Linux OOM disk I/O. Also: swap, what is it good for?
I'm having problems with the OOM killer on one of my Linux (2.6.37) installs. The computer has 4GB of memory which I sometimes utilize fully. In those cases, I expect the OOM handler to come in and do its job by killing a process or two. Instead of doing this, or perhaps while attempting to do it, the system locks up, doing disk I/O like there is no tomorrow. Here's the thing: I DON'T have any swap enabled. For some reason my swapless system is still locking up with massive amounts of disk I/O, even though the appropriate course of action is to just kill a process or two. Thoughts?
The whole issue makes me wonder whether Linux requires swap in some way which I am not aware of. An explanation of whether this is the case and why would be greatly appreciated. I am familiar with the ideas of swap on a conceptual level (i.e. virtual memory, paging, overcommit), but I wonder if there is any implementation detail that I may have missed.
The real question is, why are you running with no swap? Especially if you are seeing (serious) performance issues related to running out of RAM? You know not having swap can actually make your system slower, right?
The obvious solution is to add some swap space, and not have your system crap out on you.
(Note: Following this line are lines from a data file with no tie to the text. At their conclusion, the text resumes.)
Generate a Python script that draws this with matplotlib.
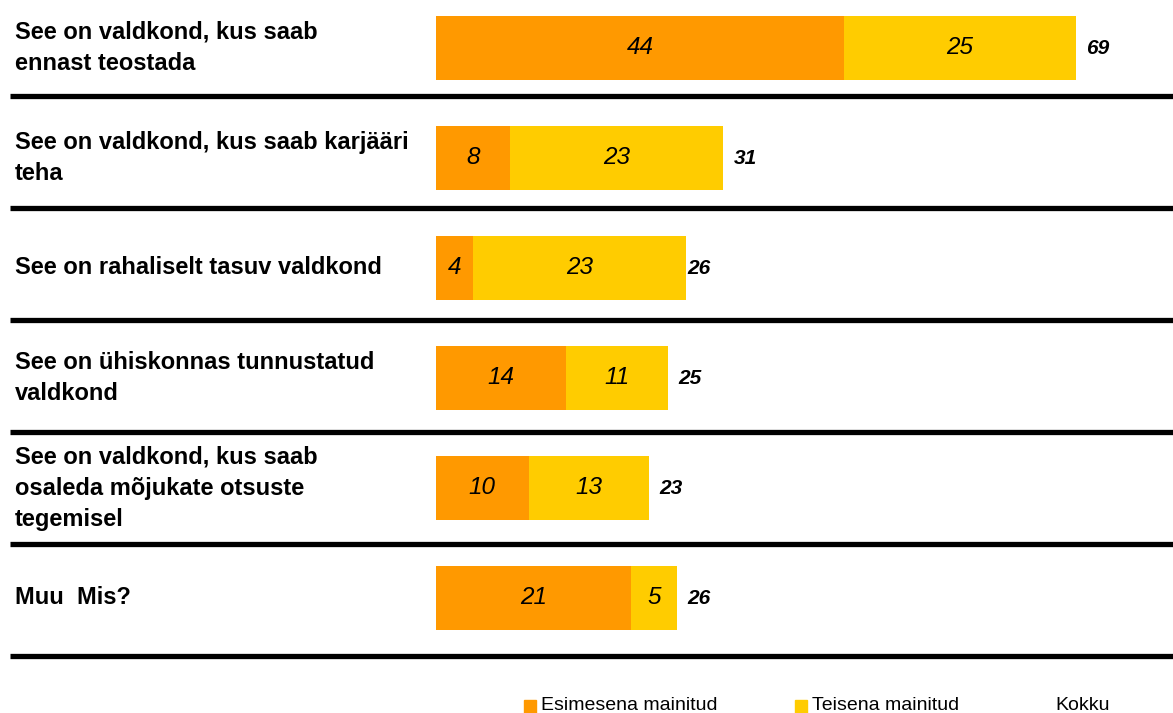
import matplotlib.pyplot as plt
from matplotlib.patches import Rectangle

plt.rcParams['font.family'] = ['Liberation Sans', 'DejaVu Sans']

kategooriad = [
    "See on valdkond, kus saab\nennast teostada",
    "See on valdkond, kus saab karjääri\nteha",
    "See on rahaliselt tasuv valdkond",
    "See on ühiskonnas tunnustatud\nvaldkond",
    "See on valdkond, kus saab\nosaleda mõjukate otsuste\ntegemisel",
    "Muu  Mis?",
]
esimesena = [44, 8, 4, 14, 10, 21]
teisena = [25, 23, 23, 11, 13, 5]
kokku = [69, 31, 26, 25, 23, 26]

oranz = "#FF9900"
kollane = "#FFCC00"

W, H = 1173, 713
fig = plt.figure(figsize=(W / 100, H / 100), dpi=100)
ax = fig.add_axes([0, 0, 1, 1])

# pikslid -> andmed: x=0 on 436 px juures, 1 ühik ~ 9.27 px
px = 9.27
ax.set_xlim(-436 / px, (W - 436) / px)
rida = 110
ax.set_ylim((H - 48) / rida, -48 / rida)
ax.axis("off")

y = list(range(len(kategooriad)))
ax.barh(y, esimesena, height=0.59, color=oranz)
ax.barh(y, teisena, left=esimesena, height=0.59, color=kollane)

tr = ax.get_yaxis_transform()
for i in y:
    ax.text(esimesena[i] / 2, i, str(esimesena[i]), ha="center", va="center",
            fontsize=17.5, style="italic")
    ax.text(esimesena[i] + teisena[i] / 2, i, str(teisena[i]), ha="center",
            va="center", fontsize=17.5, style="italic")
    ax.text(kokku[i] + 1.1, i, str(kokku[i]), ha="left", va="center",
            fontsize=15, style="italic", fontweight="bold")
    ax.text(15 / W, i, kategooriad[i], transform=tr, ha="left",
            va="center", fontsize=17, fontweight="bold", linespacing=1.45)
    # eraldusjoon
    yj = (96 + 112 * i - 48) / rida
    ax.plot([10 / W, 1], [yj, yj], transform=tr, color="black", lw=3.8,
            solid_capstyle="butt")

# legend
legend = [("Esimesena mainitud", oranz, 524), ("Teisena mainitud", kollane, 795),
          ("Kokku", None, 1055)]
for nimi, varv, x0 in legend:
    if varv:
        fig.patches.append(Rectangle((x0 / W, 1 - 713 / H), 12 / W, 13 / H,
                                     transform=fig.transFigure, color=varv))
        fig.text((x0 + 17) / W, 1 - 706 / H, nimi, va="center", fontsize=14)
    else:
        fig.text(x0 / W, 1 - 706 / H, nimi, va="center", fontsize=14)

fig.savefig("out.png", dpi=100)
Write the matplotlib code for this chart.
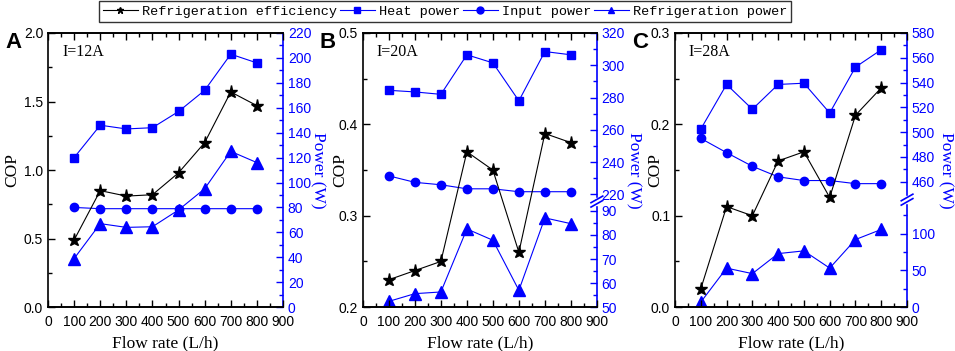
import numpy as np
import matplotlib
matplotlib.use("Agg")
import matplotlib.pyplot as plt
from matplotlib.ticker import FixedLocator, MultipleLocator

flow = [100, 200, 300, 400, 500, 600, 700, 800]

# panel A, I=12A
cop_a = [0.49, 0.85, 0.81, 0.82, 0.98, 1.20, 1.57, 1.47]
heat_a = [120, 146, 143, 144, 157, 174, 203, 196]
input_a = [80, 79, 79, 79, 79, 79, 79, 79]
refr_a = [39, 67, 64, 64.5, 78, 95, 125, 116]

# panel B, I=20A
cop_b = [0.23, 0.24, 0.25, 0.37, 0.35, 0.26, 0.39, 0.38]
heat_b = [284.5, 283.5, 282, 306.5, 301.5, 278, 308.5, 306.5]
input_b = [231.5, 227.5, 226, 223.5, 223.5, 221.7, 221.7, 221.7]
refr_b = [52.4, 55.6, 56.3, 82.5, 77.8, 57, 87.1, 84.7]

# panel C, I=28A
cop_c = [0.02, 0.11, 0.10, 0.16, 0.17, 0.12, 0.21, 0.24]
heat_c = [502.5, 538.5, 518.5, 538.5, 539.5, 515.5, 552.5, 566.5]
input_c = [495, 483.5, 472.5, 464, 461, 461, 458.5, 458.5]
refr_c = [6.8, 53, 45.5, 72.7, 76.4, 53, 91.8, 105.5]

labels = ["Refrigeration efficiency", "Heat power", "Input power", "Refrigeration power"]

SERIF = "Liberation Serif"
SANS = "Liberation Sans"
plt.rcParams["font.family"] = SANS


def piecewise(xp, fp):
    xp = np.asarray(xp, float)
    fp = np.asarray(fp, float)

    def fwd(y):
        y = np.asarray(y, float)
        out = np.interp(y, xp, fp)
        out = np.where(y < xp[0], fp[0] + (y - xp[0]) * (fp[1] - fp[0]) / (xp[1] - xp[0]), out)
        out = np.where(y > xp[-1], fp[-1] + (y - xp[-1]) * (fp[-1] - fp[-2]) / (xp[-1] - xp[-2]), out)
        return out

    def inv(v):
        v = np.asarray(v, float)
        out = np.interp(v, fp, xp)
        out = np.where(v < fp[0], xp[0] + (v - fp[0]) * (xp[1] - xp[0]) / (fp[1] - fp[0]), out)
        out = np.where(v > fp[-1], xp[-1] + (v - fp[-1]) * (xp[-1] - xp[-2]) / (fp[-1] - fp[-2]), out)
        return out

    return fwd, inv


def panel(rect, letter, current, cop, heat, inp, refr, cop_lim, cop_step,
          pw_lim, pw_major, pw_minor, cop_x, pw_x, brk=None, brk_pos=None):
    ax = fig.add_axes(rect)
    ax2 = ax.twinx()
    l1, = ax.plot(flow, cop, color="black", lw=0.8, marker="*", ms=9.5, zorder=5)
    l2, = ax2.plot(flow, heat, color="blue", lw=0.8, marker="s", ms=6)
    l3, = ax2.plot(flow, inp, color="blue", lw=0.8, marker="o", ms=6)
    l4, = ax2.plot(flow, refr, color="blue", lw=0.8, marker="^", ms=8)
    ax.set_zorder(ax2.get_zorder() + 1)
    ax.patch.set_visible(False)

    ax.set_xlim(0, 900)
    ax.xaxis.set_major_locator(MultipleLocator(100))
    ax.xaxis.set_minor_locator(MultipleLocator(50))
    ax.set_ylim(*cop_lim)
    ax.yaxis.set_major_locator(MultipleLocator(cop_step))
    ax.yaxis.set_minor_locator(MultipleLocator(cop_step / 2))
    ax.tick_params(which="both", direction="in", top=True, right=False, labelsize=10)
    ax.tick_params(which="major", length=5, width=1)
    ax.tick_params(which="minor", length=3, width=1)
    ax.tick_params(axis="x", pad=6)
    for s in ax.spines.values():
        s.set_linewidth(1.2)
    ax.spines["right"].set_visible(False)
    ax.set_xlabel("Flow rate (L/h)", family=SERIF, fontsize=12.5, labelpad=4)
    ax.set_ylabel("COP", family=SERIF, fontsize=12.5)
    ax.yaxis.set_label_coords(cop_x, 0.5)

    if brk is not None:
        fwd, inv = piecewise(*brk)
        ax2.set_yscale("function", functions=(fwd, inv))
    ax2.set_ylim(*pw_lim)
    ax2.yaxis.set_major_locator(FixedLocator(pw_major))
    ax2.yaxis.set_minor_locator(FixedLocator(pw_minor))
    ax2.tick_params(which="both", direction="in", colors="blue", labelsize=10)
    ax2.tick_params(which="major", length=5, width=1)
    ax2.tick_params(which="minor", length=3, width=1)
    for s in ax2.spines.values():
        s.set_linewidth(1.2)
    ax2.spines["right"].set_color("blue")
    ax2.spines["left"].set_visible(False)
    ax2.set_ylabel("Power (W)", family=SERIF, fontsize=12.5, color="blue", rotation=270)
    ax2.yaxis.set_label_coords(pw_x, 0.5)

    if brk_pos is not None:
        ax2.add_patch(plt.Rectangle((0.985, brk_pos - 0.012), 0.03, 0.024,
                                    transform=ax2.transAxes, color="white",
                                    clip_on=False, zorder=10))
        for dy in (-0.008, 0.008):
            ax2.plot([0.975, 1.025], [brk_pos + dy - 0.012, brk_pos + dy + 0.012],
                     transform=ax2.transAxes, color="blue", lw=1.2,
                     clip_on=False, zorder=11)

    ax.text(0.06, 0.93, current, transform=ax.transAxes, family=SERIF,
            fontsize=11.5, va="center")
    fig.text(rect[0] - 0.045, rect[1] + rect[3] + 0.003, letter, fontsize=16,
             fontweight="bold", va="top", ha="left")
    return [l1, l2, l3, l4]


fig = plt.figure(figsize=(9.55, 3.51), dpi=100)

handles = panel([0.0503, 0.125, 0.246, 0.781], "A", "I=12A", cop_a, heat_a, input_a,
                refr_a, (0, 2.0), 0.5, (0, 220), np.arange(0, 221, 20),
                np.arange(10, 220, 20), -0.119, 1.18)

panel([0.380, 0.125, 0.245, 0.781], "B", "I=20A", cop_b, heat_b, input_b, refr_b,
      (0.2, 0.5), 0.1, (50, 320),
      [50, 60, 70, 80, 90, 220, 240, 260, 280, 300, 320],
      [55, 65, 75, 85, 230, 250, 270, 290, 310], -0.064, 1.19,
      brk=([50, 90, 220, 320], [0, 0.351, 0.411, 1.0]), brk_pos=0.385)

panel([0.7068, 0.125, 0.243, 0.781], "C", "I=28A", cop_c, heat_c, input_c, refr_c,
      (0, 0.3), 0.1, (0, 580),
      [0, 50, 100, 460, 480, 500, 520, 540, 560, 580],
      [25, 75, 125, 470, 490, 510, 530, 550, 570], -0.052, 1.2,
      brk=([0, 140, 450, 580], [0, 0.376, 0.412, 1.0]), brk_pos=0.392)

leg = fig.legend(handles, labels, loc="upper center", bbox_to_anchor=(0.466, 1.0),
                 ncol=4, prop={"family": "Liberation Mono", "size": 9.7},
                 frameon=True, fancybox=False, edgecolor="black",
                 handlelength=2.6, handletextpad=0.3, columnspacing=0.2,
                 borderpad=0.3, borderaxespad=0.1)
leg.get_frame().set_linewidth(1.0)
for h in leg.legend_handles:
    h.set_markersize(5)

fig.savefig("out.png", dpi=100)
Considering how cheap disk space is, I can't think of any common situations1 where you should ever build a system without swap.
As to answering your question, I don't remember all of the low-level details on why swap is important even on systems where you aren't going to exhaust the memory, but there have been arguments on the Linux Kernel mailing list about whether it's reasonable to run systems without swap (and there haven't been a lot of conclusive answers). The general consensus is typically to always have swap, and adjust the swapiness as needed.
Also, I think you're misunderstanding some important caveats regarding the Linux OOM killer. First of all, relying on it to handle your Out of Memory issues is a Very Bad Idea (tm). It can be very indiscriminate about what it kills, and it is entirely possible that you will be left with an unstable or even unusable system. Yes, it attempts to kill recent processes that are eating lots of memory (a minor safeguard to try to catch a run away process), but there's no guarantees. I've seen it kill ssh, kill Xen processes (on a Xen virtual host server, causing VMs to crash), and in one case it killed NFS.
As for the IO. . . I don't know for sure what would be causing it. Perhaps a filesystem or disk related process got killed? Perhaps a process has some sort of "cache to disk" functionality built in when it can't allocate enough memory?
Another note, if this is a desktop, swap is required for Suspend to Disk. If it's a server, relying on OOM is never a good idea, as it compromises stability for, well, no good reason at all.
[1] Embedded systems are about the only obvious exception, and they aren't particularly common (and if you're dealing with embedded systems, you're already going to be aware of the requirements).
I think AndreasM has hit it on the head (the reason for the disk going all thrashy.) Executables are demand paged -- so in normal operation you will have nearly all of your executables nad libraries sitting in good ol' physical RAM. But when RAM runs low, but not low enough for the out-of-memory killer to be run, these pages are evicted from RAM. So you end up with a situation where pages are evicted -- at first, no problem, because they are evicted least-recently-used first and it kicks out pages you aren't using anyway. But then, it kicks out the ones you are using, just to have to page them right back in moments later. Thrash city.
Basically, if something used just a bit more RAM, you probably would have the OOM killer kick in but you weren't there yet. As a few have said, OOM killer is indiscriminate, it's really more of a last resort to avoid a kernel panic than something you should consider to use in normal operation. If you have some custom setup, I'd consider writing up some daemon to monitor free memory, and kill using the policy of your choosing when it approaches full.